Flooding disasters in the Appalachian region have raised the urgency for better flood risk management.

The nonprofit ReImagine Appalachia and partner organizations have released new flood policy recommendations.

They describe it as a four-pillar roadmap to address flood risks and enhance resilience in the region.

Mayor Todd Depriest of Jenkins said part of the significance of this platform is that it could help expedite funding, and eventually a faster recovery for residents affected by disasters.

He said two years ago, Jenkins was hit with historic flooding - and is still rebuilding.

"I really support the recommendation that FEMA public assistance funding be structured differently, especially for smaller communities with lower budgets," said Depriest. "It's just tough on us to find a match for just about anything. We can look at a lot of grants or a lot of projects, but just finding that extra $5,000, $10,000 or $20,000 is a difference in another project, or something else that we can be doing."

The flood policy platform urges a FEMA public assistance restructure, more relief for lower-income households, investment in nature-based solutions, and enhanced flood mapping to bolster resilience in disadvantaged communities.

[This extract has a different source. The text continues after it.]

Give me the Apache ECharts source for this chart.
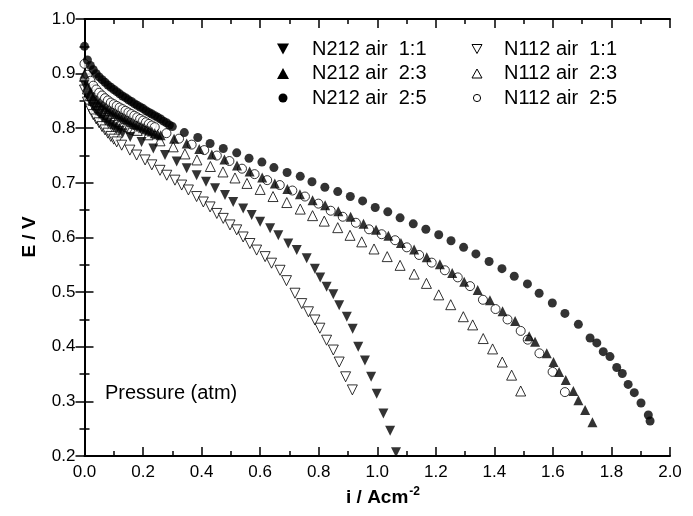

The new Farm Bill in Congress could also help combat flooding. Proposed updates include funding for conservation programs and streamlining the Emergency Watershed Program.

Michael Mehrazar, advocacy manager of PennFuture, pointed out that the program's effectiveness is often hampered by the requirement for pre-existing agreements with the Natural Resource Conservation Service.

However, he said potential changes within the Farm Bill hold promise.

"The Match Act, introduced by Sen. Mitt Romney and supported by Sen. Michael Bennet, would streamline this process," said Mehrazar, "and allow pre-approved rehabilitation post-disaster agreements so that that does not impact farmers and communities in their disaster relief efforts."

Mehrazar noted that the MATCH Act language is in the Senate version of the Farm Bill.

The House and Senate versions have yet to be reconciled.

Kentucky, Ohio, Pennsylvania, Tennessee, Virginia, and West Virginia have seen nearly 20 federally declared flood disasters in the last decade.